## Given request
Quote word for word the lines below, beginning with the first and ending with the one that has "domain=[0.0001, 1], nice=False)". Drop the pictures.

## Source data
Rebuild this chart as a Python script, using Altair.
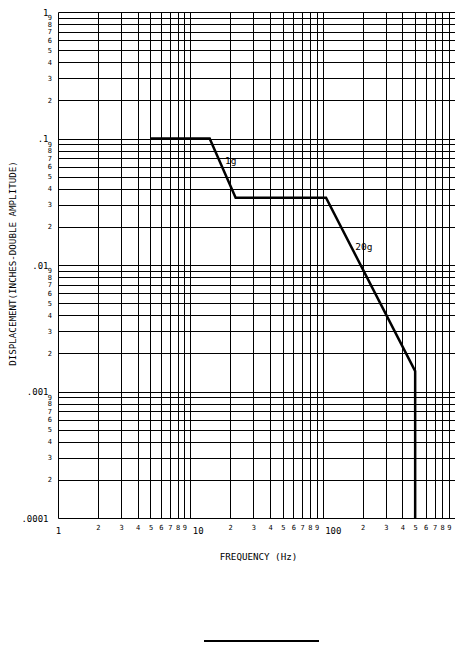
import altair as alt
import pandas as pd

# ---- data ----
curve_freq = [5, 14, 22, 106, 500, 500]
curve_disp = [0.1, 0.1, 0.034, 0.034, 0.00145, 0.0001]

ann_text = ["1g", "20g"]
ann_freq = [20.2, 205]
ann_disp = [0.066, 0.0138]

x_ticks = [1, 2, 3, 4, 5, 6, 7, 8, 9,
           10, 20, 30, 40, 50, 60, 70, 80, 90,
           100, 200, 300, 400, 500, 600, 700, 800, 900, 1000]
y_ticks = [0.0001, 0.0002, 0.0003, 0.0004, 0.0005, 0.0006, 0.0007, 0.0008, 0.0009,
           0.001, 0.002, 0.003, 0.004, 0.005, 0.006, 0.007, 0.008, 0.009,
           0.01, 0.02, 0.03, 0.04, 0.05, 0.06, 0.07, 0.08, 0.09,
           0.1, 0.2, 0.3, 0.4, 0.5, 0.6, 0.7, 0.8, 0.9, 1]

x_title = "FREQUENCY (Hz)"
y_title = "DISPLACEMENT(INCHES-DOUBLE AMPLITUDE)"

FONT = "DejaVu Sans Mono"

curve_df = pd.DataFrame({"freq": curve_freq, "disp": curve_disp,
                         "i": list(range(len(curve_freq)))})
ann_df = pd.DataFrame({"freq": ann_freq, "disp": ann_disp, "label": ann_text})

M = "round(datum.value / pow(10, floor(log(datum.value) / LN10 + 1e-6)))"
MAJ = f"{M} == 1"

x_scale = alt.Scale(type="log", domain=[1, 1000], nice=False)
y_scale = alt.Scale(type="log", domain=[0.0001, 1], nice=False)

x_axis = alt.Axis(
    values=x_ticks, grid=True, ticks=False, tickSize=0, domain=False,
    labelExpr=f"{MAJ} ? (datum.value > 999 ? '' : format(datum.value, 'd')) : format({M}, 'd')",
    labelOverlap=False, labelFlush=False, labelBound=False,
    labelFont=FONT, labelColor="black",
    labelFontSize={"condition": {"test": MAJ, "value": 9}, "value": 7},
    labelPadding={"condition": {"test": MAJ, "value": 12}, "value": 9},
    labelAlign={"condition": {"test": f"{MAJ} && datum.value > 5", "value": "left"}, "value": "center"},
    labelOffset={"condition": {"test": f"{MAJ} && datum.value > 5", "value": 2}, "value": 0},
    labelBaseline="middle",
    title=x_title, titleFont=FONT, titleFontSize=9.2, titleFontWeight="normal",
    titleColor="black", titleX=200, titleY=38, titleAlign="center", titleBaseline="middle",
)
y_axis = alt.Axis(
    values=y_ticks, grid=True, ticks=False, tickSize=0, domain=False,
    labelExpr=f"{MAJ} ? replace(format(datum.value, '.4~f'), '0.', '.') : format({M}, 'd')",
    labelOverlap=False, labelFlush=False, labelBound=False,
    labelFont=FONT, labelColor="black",
    labelFontSize={"condition": {"test": MAJ, "value": 9}, "value": 7},
    labelPadding={"condition": {"test": MAJ, "value": 10}, "value": 6.5},
    labelAlign="right", labelBaseline="middle",
    title=y_title, titleFont=FONT, titleFontSize=9.2, titleFontWeight="normal",
    titleColor="black", titleAngle=270, titleX=-46, titleY=251,
    titleAlign="center", titleBaseline="middle",
)

curve = alt.Chart(curve_df).mark_line(color="black", strokeWidth=2.5).encode(
    x=alt.X("freq:Q", scale=x_scale, axis=x_axis),
    y=alt.Y("disp:Q", scale=y_scale, axis=y_axis),
    order="i:Q",
)

ann = alt.Chart(ann_df).mark_text(font=FONT, fontSize=9.5, color="black",
                                  align="center", baseline="middle").encode(
    x=alt.X("freq:Q", scale=x_scale),
    y=alt.Y("disp:Q", scale=y_scale),
    text="label:N",
)

sig_line = alt.Chart(alt.Data(values=[{}])).mark_rule(color="black", strokeWidth=2).encode(
    x=alt.value(146), x2=alt.value(261), y=alt.value(629),
)

chart = alt.layer(curve, ann, sig_line).properties(
    width=397, height=506,
    padding={"left": 50, "top": 4, "right": 0, "bottom": 125},
    autosize=alt.AutoSizeParams(type="none"),
    background="white",
).configure_view(stroke=None).configure_axis(
    gridColor="black", gridOpacity=1, gridWidth=1,
)

chart.save("out.html", embed_options={"renderer": "svg", "actions": False})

## Written answer
Rebuild this chart as a Python script, using Altair.
import altair as alt
import pandas as pd

# ---- data ----
curve_freq = [5, 14, 22, 106, 500, 500]
curve_disp = [0.1, 0.1, 0.034, 0.034, 0.00145, 0.0001]

ann_text = ["1g", "20g"]
ann_freq = [20.2, 205]
ann_disp = [0.066, 0.0138]

x_ticks = [1, 2, 3, 4, 5, 6, 7, 8, 9,
           10, 20, 30, 40, 50, 60, 70, 80, 90,
           100, 200, 300, 400, 500, 600, 700, 800, 900, 1000]
y_ticks = [0.0001, 0.0002, 0.0003, 0.0004, 0.0005, 0.0006, 0.0007, 0.0008, 0.0009,
           0.001, 0.002, 0.003, 0.004, 0.005, 0.006, 0.007, 0.008, 0.009,
           0.01, 0.02, 0.03, 0.04, 0.05, 0.06, 0.07, 0.08, 0.09,
           0.1, 0.2, 0.3, 0.4, 0.5, 0.6, 0.7, 0.8, 0.9, 1]

x_title = "FREQUENCY (Hz)"
y_title = "DISPLACEMENT(INCHES-DOUBLE AMPLITUDE)"

FONT = "DejaVu Sans Mono"

curve_df = pd.DataFrame({"freq": curve_freq, "disp": curve_disp,
                         "i": list(range(len(curve_freq)))})
ann_df = pd.DataFrame({"freq": ann_freq, "disp": ann_disp, "label": ann_text})

M = "round(datum.value / pow(10, floor(log(datum.value) / LN10 + 1e-6)))"
MAJ = f"{M} == 1"

x_scale = alt.Scale(type="log", domain=[1, 1000], nice=False)
y_scale = alt.Scale(type="log", domain=[0.0001, 1], nice=False)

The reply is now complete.